To Stellenbosch University (SU) elephant expert Dr Katharina von Dürckheim, being in the bush is her “true north”. She has pursued this passion as a wildlife scientist, wildlife editor and in working for NGOs.
Through postgraduate research she has delved into elephants’ sense of smell, and into finding ways to solve the conflict between people and these African giants. As leader of the new Wildlife Free to Roam (WFR) research programme, she now focuses her efforts to help create connectivity corridors that allow wildlife to roam more easily between many of Southern Africa’s protected areas within large transboundary conservation areas.
WFR is based in the SU Department of Conservation Ecology and Entomology in the SU Faculty of AgriSciences and is supported by the Peace Parks Foundation. Von Dürckheim is currently recruiting students to her research team and dealing with the logistics of setting up a base in some of the wilder parts of Southern Africa. Her team will be working in the Greater Limpopo (GL) and Kavango Zambezi (KAZA) transfrontier conservation areas (TFCAs).
“The next important step is to create opportunities to connect these parks with each other. We must identify functional corridors and state forest reserves that will allow wide ranging species, such as the African elephant, routes to move along,” says Von Dürckheim.

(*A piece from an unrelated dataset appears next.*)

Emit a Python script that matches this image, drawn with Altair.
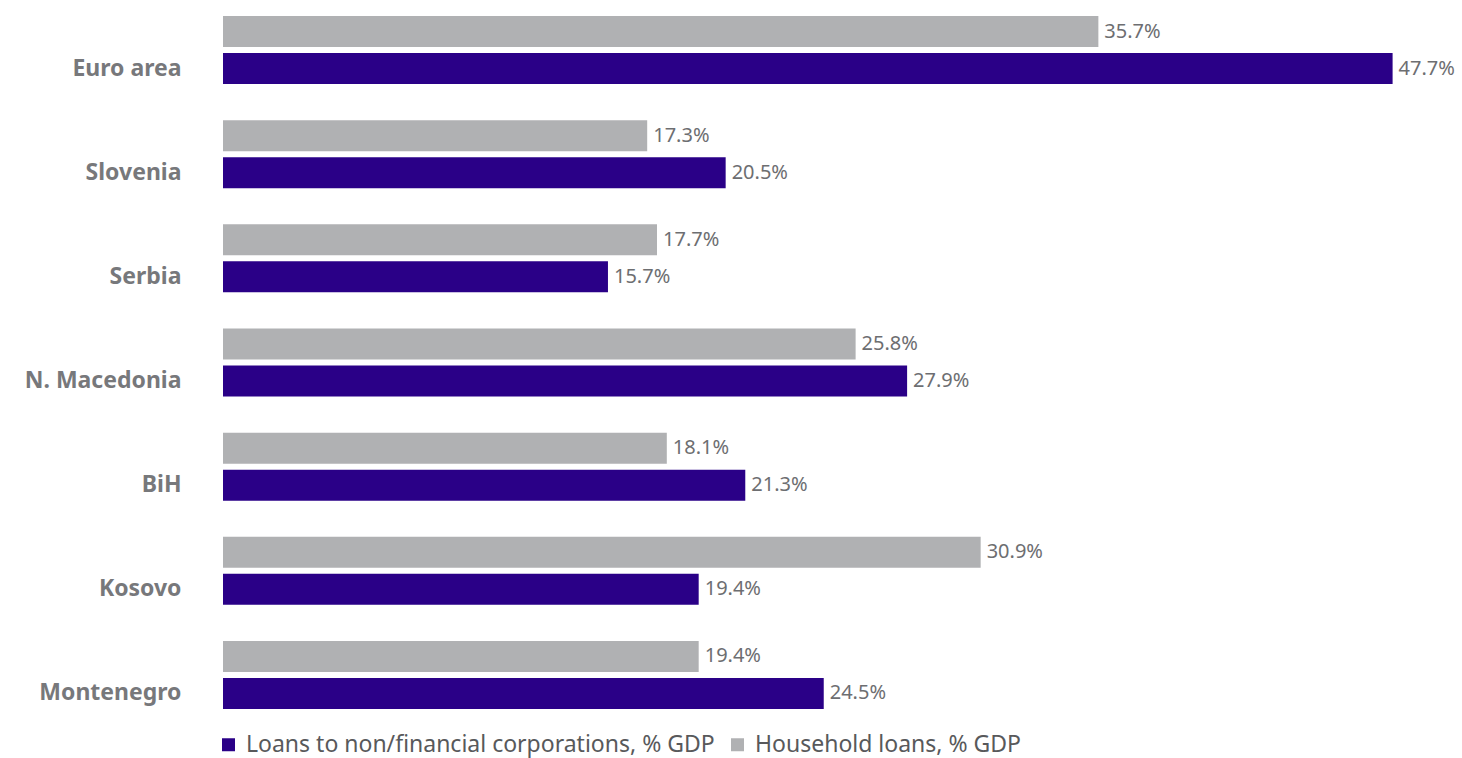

“However, spatial bottlenecks are occurring. Some say that within three years, many of these corridors will be functionally extinct, with the expansion of rural settlements. There’s a certain human density across which elephants and lions will not move. It leads to populations becoming isolated, and inbreeding happens. Connectivity is therefore important, and to look for corridors and pathways that allow wide-ranging species like elephant, lion and wild dog to roam.”
The team will also study how specific species use these as corridors. The work will be done in conjunction with stakeholders and local communities.